Washington stood firm. It rejected the idea of "balancing" support to India with increased arms to Pakistan and deflected demands to force India into immediate negotiations over Kashmir. Bearing an eerie relevance to contemporary US-Pakistan relations, Secretary of State Dean Rusk wrote to the embassy in India, "The esteem and friendship of the American people for Pakistan would melt away if Pakistan elects to draw close to those who are sworn enemies of freedom."

In the end, the US helped forestall any Pakistani adventurism by promising to draw India into deliberations over Kashmir after the resolution of the border war. Foreseeably, the negotiations proved futile.

Finally, we turn to America's most enduring imprint on the border war. Belying a lack of interest and expertise on the subject, in 1959 Secretary of State Christian Herter publicly insisted the US took no official position on the Sino-Indian territorial dispute. But at the war's outset, America's ambassador to India, John Kenneth Galbraith, grew determined to back India's claims in the "eastern sector," along the British-drawn McMahon Line.

A close confidant of the president, Galbraith wrote to Kennedy requesting his "frank protection" on this "major political decision." His concerns were not misplaced: The State Department initially rejected his proposal, requesting further time to examine the border dispute. "The McMahon line... is indeed sanctioned by all recent usage," Galbraith vented in another letter to Kennedy. "What a hell of a time to have to start a study."
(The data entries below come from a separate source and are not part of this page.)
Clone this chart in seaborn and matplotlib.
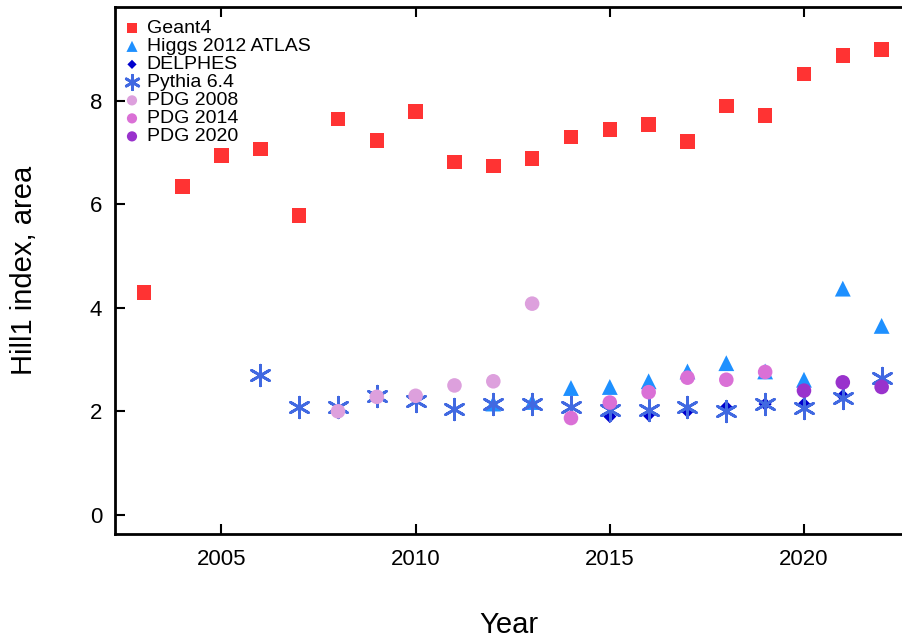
import pandas as pd
import seaborn as sns
import matplotlib.pyplot as plt

# values
geant4_years = list(range(2003, 2023))
geant4_vals = [4.29, 6.34, 6.94, 7.07, 5.78, 7.65, 7.23, 7.79, 6.82, 6.74,
               6.88, 7.30, 7.44, 7.54, 7.21, 7.90, 7.71, 8.52, 8.87, 8.99]

higgs_years = list(range(2012, 2023))
higgs_vals = [2.15, 2.18, 2.45, 2.47, 2.58, 2.77, 2.93, 2.77, 2.61, 4.37, 3.65]

delphes_years = list(range(2015, 2023))
delphes_vals = [1.90, 1.93, 2.00, 2.08, 2.14, 2.14, 2.30, 2.47]

pythia_years = list(range(2006, 2023))
pythia_vals = [2.70, 2.08, 2.09, 2.29, 2.19, 2.04, 2.14, 2.15, 2.09, 2.03,
               2.03, 2.09, 2.00, 2.14, 2.07, 2.25, 2.65]

pdg2008_years = list(range(2008, 2014))
pdg2008_vals = [2.00, 2.28, 2.30, 2.50, 2.58, 4.08]

pdg2014_years = list(range(2014, 2020))
pdg2014_vals = [1.87, 2.17, 2.37, 2.65, 2.61, 2.76]

pdg2020_years = [2020, 2021, 2022]
pdg2020_vals = [2.40, 2.56, 2.47]

series = [
    ("Geant4", geant4_years, geant4_vals, "s", "#ff3333", 110),
    ("Higgs 2012 ATLAS", higgs_years, higgs_vals, "^", "#1e90ff", 130),
    ("DELPHES", delphes_years, delphes_vals, "D", "#0000cd", 45),
    ("Pythia 6.4", pythia_years, pythia_vals, (6, 2, 0), "#4169e1", 220),
    ("PDG 2008", pdg2008_years, pdg2008_vals, "o", "#dda0dd", 110),
    ("PDG 2014", pdg2014_years, pdg2014_vals, "o", "#da70d6", 110),
    ("PDG 2020", pdg2020_years, pdg2020_vals, "o", "#9932cc", 110),
]

sns.set_style("ticks")
plt.rcParams['font.family'] = ['Liberation Sans', 'DejaVu Sans']
plt.rcParams['text.color'] = 'black'
plt.rcParams['axes.labelcolor'] = 'black'
plt.rcParams['xtick.color'] = 'black'
plt.rcParams['ytick.color'] = 'black'

fig = plt.figure(figsize=(9.03, 6.38), dpi=100)
ax = fig.add_axes([0.127, 0.163, 0.873, 0.826])

for name, yrs, vals, mk, col, sz in series:
    df = pd.DataFrame({"Year": yrs, "val": vals})
    if mk == (6, 2, 0):
        sns.scatterplot(data=df, x="Year", y="val", ax=ax, marker=mk, s=sz,
                        color=col, edgecolor=col, linewidth=2, label=name)
    else:
        sns.scatterplot(data=df, x="Year", y="val", ax=ax, marker=mk, s=sz,
                        color=col, edgecolor="none", linewidth=0, label=name)

ax.set_xlim(2002.25, 2022.55)
ax.set_ylim(-0.37, 9.81)
ax.set_xticks([2005, 2010, 2015, 2020])
ax.set_yticks([0, 2, 4, 6, 8])

for side in ["left", "bottom", "top"]:
    ax.spines[side].set_linewidth(2)
    ax.spines[side].set_color("black")
ax.spines["right"].set_visible(False)

ax.tick_params(axis="x", direction="in", length=7, width=1.5, top=True,
               labelsize=16, pad=10.5)
ax.tick_params(axis="y", direction="in", length=7, width=1.5,
               labelsize=16, pad=9)

ax.set_xlabel("Year", fontsize=21, labelpad=30)
ax.set_ylabel("Hill1 index, area", fontsize=21, labelpad=37.5)

leg = ax.legend(loc="upper left", bbox_to_anchor=(0, 0.99), frameon=False,
                fontsize=14, handletextpad=0.25, labelspacing=0.02,
                borderaxespad=0, borderpad=0.39, handlelength=1.0,
                markerscale=0.7)

fig.savefig("out.png", dpi=100)
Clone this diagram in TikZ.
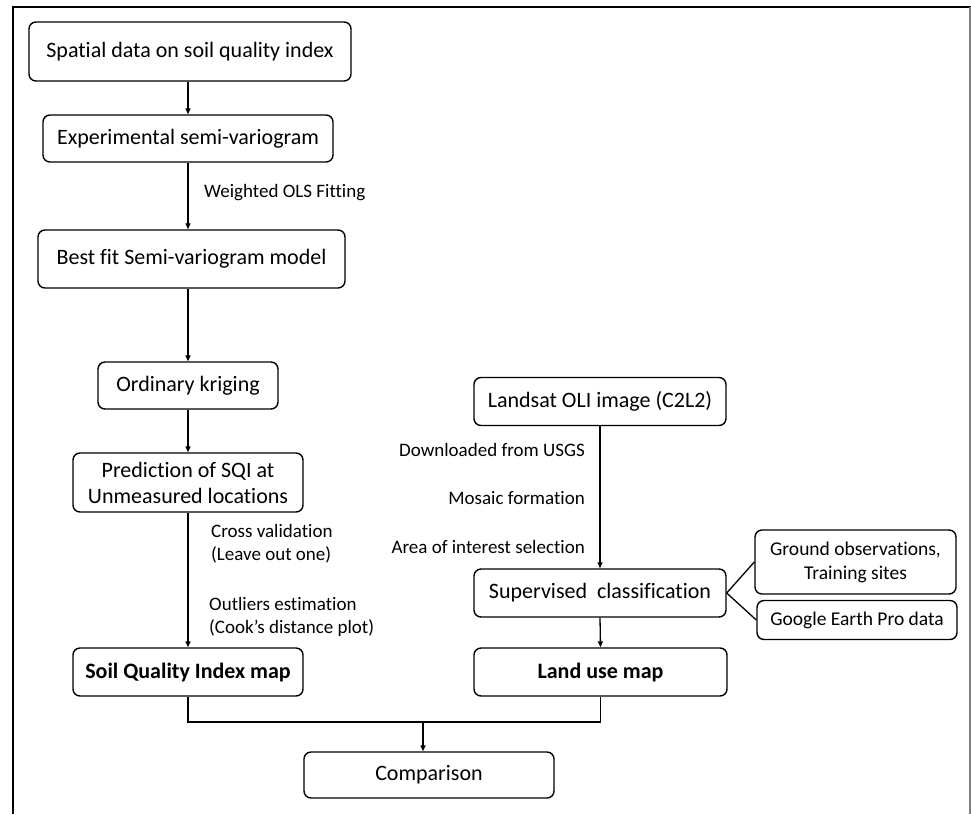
\documentclass[tikz,border=0pt]{standalone}
\usepackage{fontspec}
\setmainfont{Carlito}[Ligatures=NoCommon]
\usetikzlibrary{arrows.meta,calc}
\begin{document}
\begin{tikzpicture}[x=1pt,y=-1pt,
  box/.style={draw,line width=1.4pt,rounded corners=7pt,inner sep=0pt,align=center,
    font=\fontsize{22}{26}\selectfont},
  lbl/.style={inner sep=0pt,align=left,font=\fontsize{19}{23}\selectfont},
  arr/.style={line width=1.3pt,-{Triangle[length=6pt,width=5pt]}},
  ln/.style={line width=1.3pt}]
\useasboundingbox (0,0) rectangle (971,814);
% frame
\draw[line width=2.5pt] (13,814) -- (13,7) -- (971,7);
\draw[line width=1.2pt,gray] (970,7) -- (970,814);
% left column
\node[box,minimum width=322pt,minimum height=59pt] (b1) at (190,51.5) {Spatial data on soil quality index};
\node[box,minimum width=290pt,minimum height=47pt] (b2) at (188,138.5) {Experimental semi-variogram};
\node[box,minimum width=307pt,minimum height=58pt] (b3) at (191.5,259) {Best fit Semi-variogram model};
\node[box,minimum width=180pt,minimum height=47pt] (b4) at (188,385.5) {Ordinary kriging};
\node[box,minimum width=230pt,minimum height=59pt] (b5) at (188,482.5) {Prediction of SQI at\\Unmeasured locations};
\node[box,minimum width=230pt,minimum height=48pt,font=\fontsize{22}{26}\selectfont\bfseries] (b6) at (188,672) {Soil Quality Index map};
% right column
\node[box,minimum width=252pt,minimum height=48pt] (b7) at (600,401.5) {Landsat OLI image (C2L2)};
\node[box,minimum width=252pt,minimum height=48pt] (b8) at (600,593) {Supervised\ \ classification};
\node[box,minimum width=253pt,minimum height=48pt,font=\fontsize{22}{26}\selectfont\bfseries] (b9) at (600.5,672) {Land use map};
\node[box,minimum width=201pt,minimum height=64pt,font=\fontsize{19.5}{24}\selectfont] (g1) at (855.5,562) {Ground observations,\\Training sites};
\node[box,minimum width=200pt,minimum height=39pt,font=\fontsize{19.5}{24}\selectfont] (g2) at (857,620) {Google Earth Pro data};
\node[box,minimum width=250pt,minimum height=46pt] (b10) at (429,775) {Comparison};
% labels
\node[lbl,anchor=west] (l1) at (204,193) {Weighted OLS Fitting};
\node[lbl,anchor=west] (l2) at (211,543.5) {Cross validation\\(Leave out one)};
\node[lbl,anchor=west] (l3) at (209,616.5) {Outliers estimation\\(Cook’s distance plot)};
\node[lbl,anchor=east] (l4) at (585,450) {Downloaded from USGS};
\node[lbl,anchor=east] (l5) at (585,498) {Mosaic formation};
\node[lbl,anchor=east] (l6) at (585,547) {Area of interest selection};
% connectors
\draw[arr] (b1.south -| b2.north) -- (b2.north);
\draw[arr] (b2.south) -- (b2.south |- b3.north);
\draw[arr] (b3.south -| b4.north) -- (b4.north);
\draw[arr] (b4.south) -- (b5.north);
\draw[arr] (b5.south) -- (b6.north);
\draw[arr] (b7.south) -- (b8.north);
\draw[arr] (b8.south) -- (b9.north);
\draw[ln] (b8.east) -- (g1.west);
\draw[ln] (b8.east) -- (g2.west);
\coordinate (j) at (423,722);
\draw[ln] (b6.south) |- (b9.south |- j) -- (b9.south);
\draw[arr] (j) -- (j |- b10.north);
\end{tikzpicture}
\end{document}
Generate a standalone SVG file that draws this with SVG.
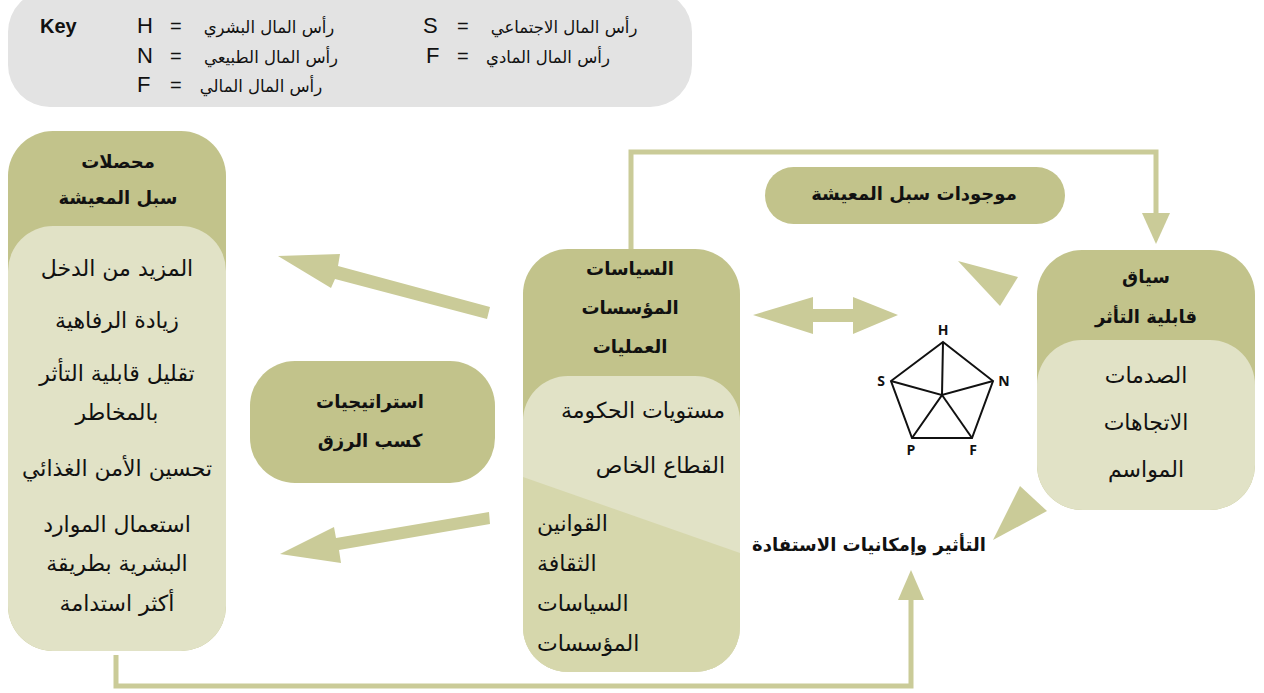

Days later the ambassador got his wish. With "slightly reluctant permission" from the White House, Galbraith announced on October 27: "The McMahon Line is the accepted international border and is sanctioned by modern usage. Accordingly we regard it as the northern border of the [North East Frontier Agency] region." Fifty years later, Galbraith's basic formulation remains official US policy.

The US position on Aksai Chin, the "western sector" of the Sino-Indian border dispute, is noncommittal by comparison. At the time, Galbraith "resolved to maintain silence on the west," concluding: "The fact that the Indians had not discovered a Chinese road [in Aksai Chin] for two years seemed to suggest a tenuous claim." Today, the US considers Aksai Chin a disputed area "administered by China but claimed by India."

Three observations bear relevance to contemporary Indo-US relations.

First, as the US seeks to build on its new strategic partnership with India, one of its greatest challenges has been overcoming lingering doubts about its reliability as an ally. It need not shy away from its record of defending India in its darkest hour.

Second, the US has a longstanding position on the Sino-Indian border conflict that has assumed some ambiguity of late. A State Department spokesman confirmed there's been no public affirmation of the McMahon line in the past decade. If tensions over the border again flare, as they did in 2009, Washington may have to reconsider its studied silence on the issue.

Finally, New Delhi and Beijing are unclear about where America would stand in the event of any future Sino-Indian hostilities. So, it seems, are many in Washington. A precedent was set in 1962, even if it's been largely forgotten.